_Data excerpt:_

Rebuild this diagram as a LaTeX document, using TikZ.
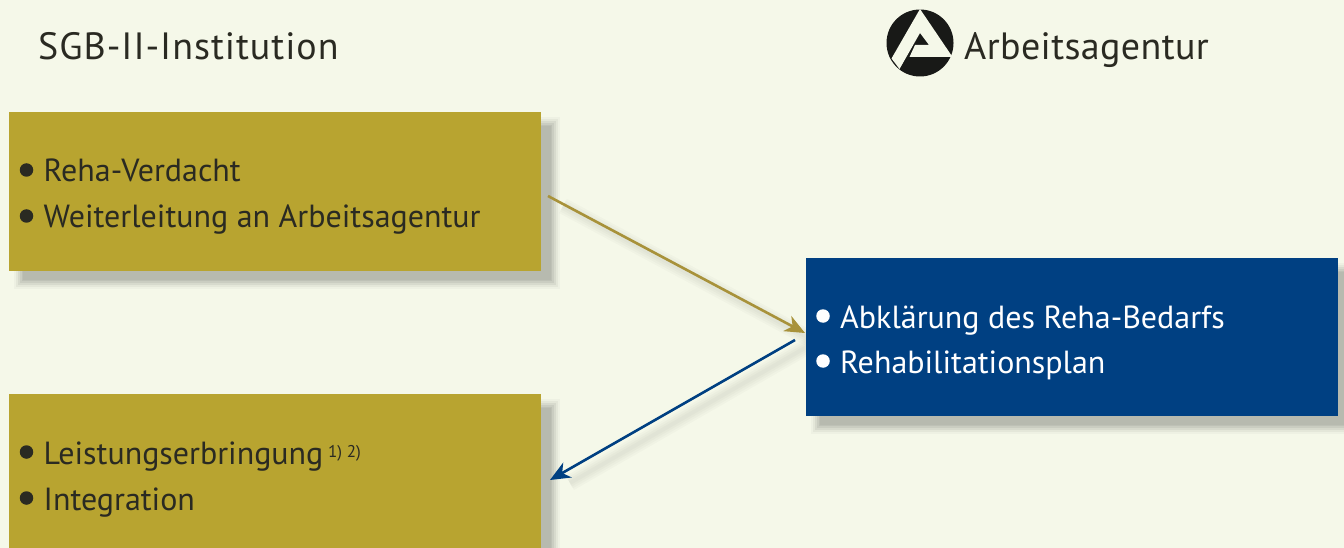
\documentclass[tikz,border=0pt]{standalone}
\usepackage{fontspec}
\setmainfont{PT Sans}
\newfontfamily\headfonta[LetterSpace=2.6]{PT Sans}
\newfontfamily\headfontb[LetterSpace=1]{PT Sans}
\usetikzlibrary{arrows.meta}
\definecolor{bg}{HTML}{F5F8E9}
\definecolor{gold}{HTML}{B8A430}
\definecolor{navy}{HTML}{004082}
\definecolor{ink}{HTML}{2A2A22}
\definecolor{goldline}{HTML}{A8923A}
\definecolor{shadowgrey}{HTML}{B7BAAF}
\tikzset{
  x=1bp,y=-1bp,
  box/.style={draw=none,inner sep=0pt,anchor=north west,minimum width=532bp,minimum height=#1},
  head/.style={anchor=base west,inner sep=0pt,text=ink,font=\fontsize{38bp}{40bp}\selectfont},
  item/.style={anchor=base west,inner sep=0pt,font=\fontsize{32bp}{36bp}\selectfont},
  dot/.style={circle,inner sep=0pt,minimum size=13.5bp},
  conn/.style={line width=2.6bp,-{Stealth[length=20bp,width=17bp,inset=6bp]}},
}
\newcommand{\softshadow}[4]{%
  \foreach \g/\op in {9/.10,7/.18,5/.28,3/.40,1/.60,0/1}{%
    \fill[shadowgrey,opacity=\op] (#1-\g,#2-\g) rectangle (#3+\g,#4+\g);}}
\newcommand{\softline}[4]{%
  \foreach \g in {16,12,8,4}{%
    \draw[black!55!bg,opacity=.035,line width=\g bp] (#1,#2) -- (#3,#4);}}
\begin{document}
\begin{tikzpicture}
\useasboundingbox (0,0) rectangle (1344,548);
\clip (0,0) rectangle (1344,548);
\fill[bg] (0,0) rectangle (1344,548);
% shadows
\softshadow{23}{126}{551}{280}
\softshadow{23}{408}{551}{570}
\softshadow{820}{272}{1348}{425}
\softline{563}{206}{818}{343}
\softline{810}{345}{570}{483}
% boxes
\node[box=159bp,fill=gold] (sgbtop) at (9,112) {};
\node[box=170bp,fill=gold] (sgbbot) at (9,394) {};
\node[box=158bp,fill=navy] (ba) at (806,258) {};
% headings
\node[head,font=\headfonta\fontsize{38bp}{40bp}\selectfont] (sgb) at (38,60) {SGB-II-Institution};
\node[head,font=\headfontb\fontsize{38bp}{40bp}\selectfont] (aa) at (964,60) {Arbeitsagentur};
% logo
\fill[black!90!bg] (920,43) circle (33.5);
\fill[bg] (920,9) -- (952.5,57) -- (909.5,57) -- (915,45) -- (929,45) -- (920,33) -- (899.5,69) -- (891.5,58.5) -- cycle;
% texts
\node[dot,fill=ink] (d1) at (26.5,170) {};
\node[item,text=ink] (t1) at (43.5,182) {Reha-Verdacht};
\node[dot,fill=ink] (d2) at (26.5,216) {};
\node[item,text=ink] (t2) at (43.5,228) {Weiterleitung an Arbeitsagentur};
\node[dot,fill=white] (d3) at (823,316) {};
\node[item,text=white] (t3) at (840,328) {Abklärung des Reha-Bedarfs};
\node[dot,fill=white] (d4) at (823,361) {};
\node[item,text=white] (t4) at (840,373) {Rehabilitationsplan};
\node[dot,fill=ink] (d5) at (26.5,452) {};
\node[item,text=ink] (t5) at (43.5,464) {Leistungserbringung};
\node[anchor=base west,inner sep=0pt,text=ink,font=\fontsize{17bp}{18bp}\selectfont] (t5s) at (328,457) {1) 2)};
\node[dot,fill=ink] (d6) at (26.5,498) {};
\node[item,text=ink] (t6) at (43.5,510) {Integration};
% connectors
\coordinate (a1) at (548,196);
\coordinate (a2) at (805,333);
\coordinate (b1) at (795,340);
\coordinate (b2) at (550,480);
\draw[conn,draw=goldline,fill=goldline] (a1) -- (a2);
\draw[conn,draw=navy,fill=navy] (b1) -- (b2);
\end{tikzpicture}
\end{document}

_Job:_ Write out the full listing verbatim, excluding its pictures.

_Worked solution:_
Rebuild this diagram as a LaTeX document, using TikZ.
\documentclass[tikz,border=0pt]{standalone}
\usepackage{fontspec}
\setmainfont{PT Sans}
\newfontfamily\headfonta[LetterSpace=2.6]{PT Sans}
\newfontfamily\headfontb[LetterSpace=1]{PT Sans}
\usetikzlibrary{arrows.meta}
\definecolor{bg}{HTML}{F5F8E9}
\definecolor{gold}{HTML}{B8A430}
\definecolor{navy}{HTML}{004082}
\definecolor{ink}{HTML}{2A2A22}
\definecolor{goldline}{HTML}{A8923A}
\definecolor{shadowgrey}{HTML}{B7BAAF}
\tikzset{
  x=1bp,y=-1bp,
  box/.style={draw=none,inner sep=0pt,anchor=north west,minimum width=532bp,minimum height=#1},
  head/.style={anchor=base west,inner sep=0pt,text=ink,font=\fontsize{38bp}{40bp}\selectfont},
  item/.style={anchor=base west,inner sep=0pt,font=\fontsize{32bp}{36bp}\selectfont},
  dot/.style={circle,inner sep=0pt,minimum size=13.5bp},
  conn/.style={line width=2.6bp,-{Stealth[length=20bp,width=17bp,inset=6bp]}},
}
\newcommand{\softshadow}[4]{%
  \foreach \g/\op in {9/.10,7/.18,5/.28,3/.40,1/.60,0/1}{%
    \fill[shadowgrey,opacity=\op] (#1-\g,#2-\g) rectangle (#3+\g,#4+\g);}}
\newcommand{\softline}[4]{%
  \foreach \g in {16,12,8,4}{%
    \draw[black!55!bg,opacity=.035,line width=\g bp] (#1,#2) -- (#3,#4);}}
\begin{document}
\begin{tikzpicture}
\useasboundingbox (0,0) rectangle (1344,548);
\clip (0,0) rectangle (1344,548);
\fill[bg] (0,0) rectangle (1344,548);
% shadows
\softshadow{23}{126}{551}{280}
\softshadow{23}{408}{551}{570}
\softshadow{820}{272}{1348}{425}
\softline{563}{206}{818}{343}
\softline{810}{345}{570}{483}
% boxes
\node[box=159bp,fill=gold] (sgbtop) at (9,112) {};
\node[box=170bp,fill=gold] (sgbbot) at (9,394) {};
\node[box=158bp,fill=navy] (ba) at (806,258) {};
% headings
\node[head,font=\headfonta\fontsize{38bp}{40bp}\selectfont] (sgb) at (38,60) {SGB-II-Institution};
\node[head,font=\headfontb\fontsize{38bp}{40bp}\selectfont] (aa) at (964,60) {Arbeitsagentur};
% logo
\fill[black!90!bg] (920,43) circle (33.5);
\fill[bg] (920,9) -- (952.5,57) -- (909.5,57) -- (915,45) -- (929,45) -- (920,33) -- (899.5,69) -- (891.5,58.5) -- cycle;
% texts
\node[dot,fill=ink] (d1) at (26.5,170) {};
\node[item,text=ink] (t1) at (43.5,182) {Reha-Verdacht};
\node[dot,fill=ink] (d2) at (26.5,216) {};
\node[item,text=ink] (t2) at (43.5,228) {Weiterleitung an Arbeitsagentur};
\node[dot,fill=white] (d3) at (823,316) {};
\node[item,text=white] (t3) at (840,328) {Abklärung des Reha-Bedarfs};
\node[dot,fill=white] (d4) at (823,361) {};
\node[item,text=white] (t4) at (840,373) {Rehabilitationsplan};
\node[dot,fill=ink] (d5) at (26.5,452) {};
\node[item,text=ink] (t5) at (43.5,464) {Leistungserbringung};
\node[anchor=base west,inner sep=0pt,text=ink,font=\fontsize{17bp}{18bp}\selectfont] (t5s) at (328,457) {1) 2)};
\node[dot,fill=ink] (d6) at (26.5,498) {};
\node[item,text=ink] (t6) at (43.5,510) {Integration};
% connectors
\coordinate (a1) at (548,196);
\coordinate (a2) at (805,333);
\coordinate (b1) at (795,340);
\coordinate (b2) at (550,480);
\draw[conn,draw=goldline,fill=goldline] (a1) -- (a2);
\draw[conn,draw=navy,fill=navy] (b1) -- (b2);
\end{tikzpicture}
\end{document}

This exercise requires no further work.